## Goal
Quote exactly the lines from the start of the entries to the one with "from matplotlib.lines import Line2D", both ends included.

## Input records
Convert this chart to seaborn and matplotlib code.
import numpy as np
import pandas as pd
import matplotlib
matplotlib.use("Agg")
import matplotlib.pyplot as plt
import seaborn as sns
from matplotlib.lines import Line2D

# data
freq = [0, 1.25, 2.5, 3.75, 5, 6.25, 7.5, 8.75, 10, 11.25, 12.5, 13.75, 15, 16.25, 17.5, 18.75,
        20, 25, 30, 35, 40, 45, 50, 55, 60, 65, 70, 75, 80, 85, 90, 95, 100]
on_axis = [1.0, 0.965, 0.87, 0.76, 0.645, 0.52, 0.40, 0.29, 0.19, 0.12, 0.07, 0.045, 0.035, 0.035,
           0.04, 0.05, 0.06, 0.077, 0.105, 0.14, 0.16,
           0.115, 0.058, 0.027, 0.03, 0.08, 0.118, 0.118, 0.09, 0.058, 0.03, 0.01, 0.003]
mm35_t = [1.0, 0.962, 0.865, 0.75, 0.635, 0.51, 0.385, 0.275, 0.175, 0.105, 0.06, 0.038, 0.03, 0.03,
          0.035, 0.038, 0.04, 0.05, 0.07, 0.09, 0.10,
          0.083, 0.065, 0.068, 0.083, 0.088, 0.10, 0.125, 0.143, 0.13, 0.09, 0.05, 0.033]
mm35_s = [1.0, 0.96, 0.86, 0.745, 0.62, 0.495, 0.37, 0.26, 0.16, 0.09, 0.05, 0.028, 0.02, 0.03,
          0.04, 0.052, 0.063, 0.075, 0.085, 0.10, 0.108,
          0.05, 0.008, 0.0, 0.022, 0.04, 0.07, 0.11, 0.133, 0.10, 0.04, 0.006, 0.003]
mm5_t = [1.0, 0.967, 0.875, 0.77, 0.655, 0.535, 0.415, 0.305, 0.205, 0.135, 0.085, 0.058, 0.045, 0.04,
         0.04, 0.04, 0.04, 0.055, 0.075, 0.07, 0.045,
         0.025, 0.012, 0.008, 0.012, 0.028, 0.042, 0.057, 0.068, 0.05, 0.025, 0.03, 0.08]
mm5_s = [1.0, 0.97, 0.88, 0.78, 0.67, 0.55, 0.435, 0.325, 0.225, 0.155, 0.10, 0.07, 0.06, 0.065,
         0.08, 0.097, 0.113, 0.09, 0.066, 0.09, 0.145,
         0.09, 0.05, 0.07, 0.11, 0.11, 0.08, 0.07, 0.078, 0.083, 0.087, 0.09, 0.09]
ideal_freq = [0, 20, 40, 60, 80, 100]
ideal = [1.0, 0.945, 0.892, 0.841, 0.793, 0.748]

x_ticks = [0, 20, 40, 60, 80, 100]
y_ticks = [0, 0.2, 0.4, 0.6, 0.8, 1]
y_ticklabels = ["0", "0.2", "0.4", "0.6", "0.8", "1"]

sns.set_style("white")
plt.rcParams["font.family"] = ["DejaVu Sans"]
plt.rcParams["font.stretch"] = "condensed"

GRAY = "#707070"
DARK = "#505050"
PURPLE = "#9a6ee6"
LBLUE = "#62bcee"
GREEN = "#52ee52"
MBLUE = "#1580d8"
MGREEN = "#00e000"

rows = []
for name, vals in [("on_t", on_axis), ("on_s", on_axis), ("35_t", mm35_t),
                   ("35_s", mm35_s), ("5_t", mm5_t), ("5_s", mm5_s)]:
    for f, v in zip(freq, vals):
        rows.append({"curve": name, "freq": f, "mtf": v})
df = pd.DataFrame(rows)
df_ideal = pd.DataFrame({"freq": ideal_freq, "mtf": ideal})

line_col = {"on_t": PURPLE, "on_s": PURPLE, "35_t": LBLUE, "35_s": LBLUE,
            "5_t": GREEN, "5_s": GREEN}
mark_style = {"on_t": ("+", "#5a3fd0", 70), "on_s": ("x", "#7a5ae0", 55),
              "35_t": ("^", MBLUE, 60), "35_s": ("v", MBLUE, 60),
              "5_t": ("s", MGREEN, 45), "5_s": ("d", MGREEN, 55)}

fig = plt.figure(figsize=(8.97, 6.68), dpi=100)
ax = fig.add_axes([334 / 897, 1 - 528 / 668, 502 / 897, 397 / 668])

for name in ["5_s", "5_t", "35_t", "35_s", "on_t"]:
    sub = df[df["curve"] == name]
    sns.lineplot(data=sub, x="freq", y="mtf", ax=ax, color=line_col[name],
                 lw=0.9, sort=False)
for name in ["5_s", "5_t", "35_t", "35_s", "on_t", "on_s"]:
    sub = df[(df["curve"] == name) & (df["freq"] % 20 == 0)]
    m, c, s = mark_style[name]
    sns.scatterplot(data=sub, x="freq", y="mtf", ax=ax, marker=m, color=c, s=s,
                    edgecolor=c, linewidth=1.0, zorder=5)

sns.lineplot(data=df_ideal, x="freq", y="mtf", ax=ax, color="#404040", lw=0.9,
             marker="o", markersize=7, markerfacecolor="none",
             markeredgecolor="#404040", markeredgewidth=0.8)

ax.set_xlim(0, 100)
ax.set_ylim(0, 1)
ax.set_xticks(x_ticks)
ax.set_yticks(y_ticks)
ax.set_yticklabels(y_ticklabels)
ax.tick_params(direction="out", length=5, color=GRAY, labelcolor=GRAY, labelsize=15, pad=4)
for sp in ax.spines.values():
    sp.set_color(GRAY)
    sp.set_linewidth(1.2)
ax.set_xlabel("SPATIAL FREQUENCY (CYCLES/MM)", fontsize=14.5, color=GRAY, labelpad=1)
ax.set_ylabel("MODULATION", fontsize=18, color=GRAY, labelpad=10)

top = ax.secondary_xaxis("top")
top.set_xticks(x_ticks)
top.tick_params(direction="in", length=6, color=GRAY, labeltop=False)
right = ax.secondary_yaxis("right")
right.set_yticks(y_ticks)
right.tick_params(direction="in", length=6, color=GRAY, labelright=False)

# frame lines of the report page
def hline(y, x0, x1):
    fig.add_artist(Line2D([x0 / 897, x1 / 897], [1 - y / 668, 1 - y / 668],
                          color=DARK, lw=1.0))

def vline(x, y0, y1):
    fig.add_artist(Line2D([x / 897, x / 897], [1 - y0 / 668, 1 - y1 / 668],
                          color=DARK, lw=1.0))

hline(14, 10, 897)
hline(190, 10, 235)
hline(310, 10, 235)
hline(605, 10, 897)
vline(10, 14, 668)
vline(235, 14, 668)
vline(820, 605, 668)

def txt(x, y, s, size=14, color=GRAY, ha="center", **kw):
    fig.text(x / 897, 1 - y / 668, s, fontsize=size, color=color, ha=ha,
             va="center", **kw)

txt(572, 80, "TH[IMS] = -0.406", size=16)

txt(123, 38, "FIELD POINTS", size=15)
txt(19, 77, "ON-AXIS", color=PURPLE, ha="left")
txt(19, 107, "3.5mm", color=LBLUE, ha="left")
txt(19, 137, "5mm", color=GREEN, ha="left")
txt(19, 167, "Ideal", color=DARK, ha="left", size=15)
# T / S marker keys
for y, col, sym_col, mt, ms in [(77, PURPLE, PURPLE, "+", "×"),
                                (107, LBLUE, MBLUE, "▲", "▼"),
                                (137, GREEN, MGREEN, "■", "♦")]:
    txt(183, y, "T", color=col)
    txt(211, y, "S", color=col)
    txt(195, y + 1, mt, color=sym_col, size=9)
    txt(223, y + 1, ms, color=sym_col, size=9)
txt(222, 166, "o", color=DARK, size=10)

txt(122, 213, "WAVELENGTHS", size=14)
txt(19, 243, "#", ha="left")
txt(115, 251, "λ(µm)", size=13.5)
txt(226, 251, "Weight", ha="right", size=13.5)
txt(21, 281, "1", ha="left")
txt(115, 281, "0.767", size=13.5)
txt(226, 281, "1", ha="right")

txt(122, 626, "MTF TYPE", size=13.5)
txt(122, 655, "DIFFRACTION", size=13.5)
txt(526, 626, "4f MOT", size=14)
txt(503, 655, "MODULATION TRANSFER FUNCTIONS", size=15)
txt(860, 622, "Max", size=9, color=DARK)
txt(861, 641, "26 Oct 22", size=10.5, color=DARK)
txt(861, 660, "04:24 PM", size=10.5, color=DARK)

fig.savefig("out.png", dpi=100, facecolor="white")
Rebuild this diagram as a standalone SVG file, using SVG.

## Completed exercise
Convert this chart to seaborn and matplotlib code.
import numpy as np
import pandas as pd
import matplotlib
matplotlib.use("Agg")
import matplotlib.pyplot as plt
import seaborn as sns
from matplotlib.lines import Line2D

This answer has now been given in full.